** BEGIN **

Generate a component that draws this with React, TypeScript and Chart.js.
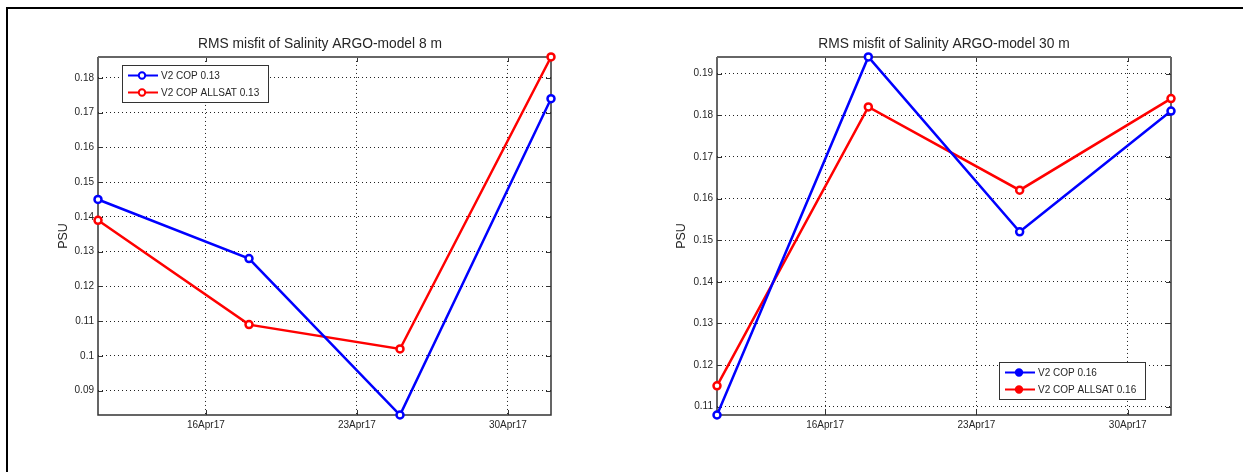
import React, { useEffect, useRef } from "react";
import { Chart, Plugin, registerables } from "chart.js";

Chart.register(...registerables);

const FONT = "'Liberation Sans', Arial, sans-serif";
const TEXT = "#262626";

const dates = ["2017-04-11", "2017-04-18", "2017-04-25", "2017-05-02"];
const tickDates = ["2017-04-16", "2017-04-23", "2017-04-30"];
const tickLabels = ["16Apr17", "23Apr17", "30Apr17"];

const blue8m = [0.145, 0.128, 0.083, 0.174];
const red8m = [0.139, 0.109, 0.102, 0.186];
const yTicks8m = [0.09, 0.1, 0.11, 0.12, 0.13, 0.14, 0.15, 0.16, 0.17, 0.18];

const blue30m = [0.108, 0.194, 0.152, 0.181];
const red30m = [0.115, 0.182, 0.162, 0.184];
const yTicks30m = [0.11, 0.12, 0.13, 0.14, 0.15, 0.16, 0.17, 0.18, 0.19];

const toTime = (d: string) => Date.parse(d + "T00:00:00Z");

type PanelProps = {
  left: number;
  width: number;
  axisWidth: number;
  rightPad: number;
  psuPad: number;
  title: string;
  blue: number[];
  red: number[];
  blueLabel: string;
  redLabel: string;
  yMin: number;
  yMax: number;
  yTicks: number[];
  legendBox: { x: number; y: number; w: number; h: number };
  legendFilled: boolean;
};

const Panel: React.FC<PanelProps> = (p) => {
  const chartRef = useRef<HTMLCanvasElement | null>(null);

  useEffect(() => {
    if (!chartRef.current) return;

    // MATLAB style box, inward ticks on all four sides, and the boxed legend
    const matlabBits: Plugin<"line"> = {
      id: "matlabBits",
      beforeDatasetsDraw(chart) {
        const { ctx, chartArea: a, scales } = chart;
        ctx.save();
        ctx.strokeStyle = "#333";
        ctx.lineWidth = 1;
        ctx.beginPath();
        scales.x.ticks.forEach((t) => {
          const x = Math.round(scales.x.getPixelForValue(t.value)) + 0.5;
          ctx.moveTo(x, a.bottom);
          ctx.lineTo(x, a.bottom - 5);
          ctx.moveTo(x, a.top);
          ctx.lineTo(x, a.top + 5);
        });
        scales.y.ticks.forEach((t) => {
          const y = Math.round(scales.y.getPixelForValue(t.value)) + 0.5;
          ctx.moveTo(a.left, y);
          ctx.lineTo(a.left + 5, y);
          ctx.moveTo(a.right, y);
          ctx.lineTo(a.right - 5, y);
        });
        ctx.stroke();

        ctx.lineWidth = 1.5;
        ctx.beginPath();
        ctx.moveTo(a.left, a.top);
        ctx.lineTo(a.left, a.bottom);
        ctx.lineTo(a.right, a.bottom);
        ctx.lineTo(a.right, a.top);
        ctx.stroke();
        ctx.strokeStyle = "#666";
        ctx.lineWidth = 2;
        ctx.beginPath();
        ctx.moveTo(a.left, a.top);
        ctx.lineTo(a.right, a.top);
        ctx.stroke();
        ctx.restore();
      },
      afterDatasetsDraw(chart) {
        const { ctx } = chart;
        ctx.save();
        const b = p.legendBox;
        ctx.fillStyle = "#fff";
        ctx.fillRect(b.x, b.y, b.w, b.h);
        ctx.strokeStyle = "#333";
        ctx.lineWidth = 1;
        ctx.strokeRect(b.x + 0.5, b.y + 0.5, b.w, b.h);

        ctx.font = "10px " + FONT;
        ctx.textBaseline = "middle";
        ctx.textAlign = "left";
        chart.data.datasets.forEach((ds, i) => {
          const rowY = b.y + 10.5 + i * 17;
          const color = ds.borderColor as string;
          ctx.strokeStyle = color;
          ctx.lineWidth = 2;
          ctx.beginPath();
          ctx.moveTo(b.x + 6, rowY);
          ctx.lineTo(b.x + 36, rowY);
          ctx.stroke();
          ctx.beginPath();
          ctx.arc(b.x + 20, rowY, 3.2, 0, Math.PI * 2);
          ctx.fillStyle = p.legendFilled ? color : "#fff";
          ctx.fill();
          ctx.stroke();
          ctx.fillStyle = TEXT;
          ctx.fillText(String(ds.label), b.x + 39, rowY + 0.5);
        });
        ctx.restore();
      },
    };

    const series = (label: string, values: number[], color: string) => ({
      label,
      data: values.map((v, i) => ({ x: toTime(dates[i]), y: v })),
      borderColor: color,
      backgroundColor: "#fff",
      borderWidth: 2.5,
      pointRadius: 3.5,
      pointBorderWidth: 2.5,
      tension: 0,
      clip: false as const,
    });

    const myChart = new Chart(chartRef.current, {
      type: "line",
      data: {
        datasets: [
          series(p.blueLabel, p.blue, "#0000ff"),
          series(p.redLabel, p.red, "#ff0000"),
        ],
      },
      options: {
        responsive: false,
        animation: false,
        layout: { padding: 0 },
        plugins: {
          legend: { display: false },
          tooltip: { enabled: false },
          title: {
            display: true,
            text: p.title,
            color: TEXT,
            font: { family: FONT, size: 13.8, weight: "normal", lineHeight: 1.2 },
            padding: { top: 35.5, bottom: 4.9 },
          },
        },
        scales: {
          x: {
            type: "linear",
            min: toTime(dates[0]),
            max: toTime(dates[dates.length - 1]),
            afterBuildTicks: (axis) => {
              axis.ticks = tickDates.map((d) => ({ value: toTime(d) }));
            },
            afterFit: (axis) => {
              axis.height = 57;
            },
            grid: { color: "#222", tickLength: 0, lineWidth: 1 },
            border: { display: false, dash: [1, 3] },
            ticks: {
              color: TEXT,
              padding: 4,
              maxRotation: 0,
              font: { family: FONT, size: 10 },
              callback: (v) => tickLabels[tickDates.findIndex((d) => toTime(d) === v)],
            },
          },
          y: {
            min: p.yMin,
            max: p.yMax,
            afterBuildTicks: (axis) => {
              axis.ticks = p.yTicks.map((v) => ({ value: v }));
            },
            afterFit: (axis) => {
              axis.width = p.axisWidth;
            },
            grid: { color: "#222", tickLength: 0, lineWidth: 1 },
            border: { display: false, dash: [1, 3] },
            title: {
              display: true,
              text: "PSU",
              color: TEXT,
              font: { family: FONT, size: 12.5 },
              padding: { top: p.psuPad, bottom: 0 },
            },
            ticks: {
              color: TEXT,
              padding: 4,
              font: { family: FONT, size: 10 },
              callback: (v) => String(v),
            },
          },
          // empty axis that reserves the right margin, so the title still centres on the whole canvas
          yRight: {
            position: "right",
            min: p.yMin,
            max: p.yMax,
            afterFit: (axis) => {
              axis.width = p.rightPad;
            },
            grid: { display: false },
            border: { display: false },
            ticks: { display: false },
          },
        },
      },
      plugins: [matlabBits],
    });

    return () => {
      myChart.destroy();
    };
  }, []);

  return (
    <canvas
      ref={chartRef}
      width={p.width}
      height={472}
      style={{ position: "absolute", left: p.left, top: 0, width: p.width, height: 472 }}
    />
  );
};

export default function App() {
  return (
    <div
      style={{
        position: "fixed",
        left: 0,
        top: 0,
        width: 1243,
        height: 472,
        overflow: "hidden",
        background: "#fff",
      }}
    >
      <Panel
        left={0}
        width={640}
        axisWidth={98}
        rightPad={89}
        psuPad={56}
        title="RMS misfit of Salinity ARGO-model 8 m"
        blue={blue8m}
        red={red8m}
        blueLabel="V2 COP 0.13"
        redLabel="V2 COP ALLSAT 0.13"
        yMin={0.083}
        yMax={0.186}
        yTicks={yTicks8m}
        legendBox={{ x: 122, y: 65, w: 146, h: 37 }}
        legendFilled={false}
      />
      <Panel
        left={645}
        width={598}
        axisWidth={72}
        rightPad={72}
        psuPad={29}
        title="RMS misfit of Salinity ARGO-model 30 m"
        blue={blue30m}
        red={red30m}
        blueLabel="V2 COP 0.16"
        redLabel="V2 COP ALLSAT 0.16"
        yMin={0.108}
        yMax={0.194}
        yTicks={yTicks30m}
        legendBox={{ x: 354, y: 362, w: 146, h: 37 }}
        legendFilled={true}
      />
      <div
        style={{
          position: "absolute",
          left: 6,
          top: 7,
          right: 0,
          bottom: 0,
          borderTop: "2px solid #000",
          borderLeft: "2px solid #000",
        }}
      />
    </div>
  );
}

** END **

Requirement. Give back exactly the lines from the first line of the data through the line with "0.16, 0.17, 0.18];", pictures excluded.

Task answer.
Generate a component that draws this with React, TypeScript and Chart.js.
import React, { useEffect, useRef } from "react";
import { Chart, Plugin, registerables } from "chart.js";

Chart.register(...registerables);

const FONT = "'Liberation Sans', Arial, sans-serif";
const TEXT = "#262626";

const dates = ["2017-04-11", "2017-04-18", "2017-04-25", "2017-05-02"];
const tickDates = ["2017-04-16", "2017-04-23", "2017-04-30"];
const tickLabels = ["16Apr17", "23Apr17", "30Apr17"];

const blue8m = [0.145, 0.128, 0.083, 0.174];
const red8m = [0.139, 0.109, 0.102, 0.186];
const yTicks8m = [0.09, 0.1, 0.11, 0.12, 0.13, 0.14, 0.15, 0.16, 0.17, 0.18];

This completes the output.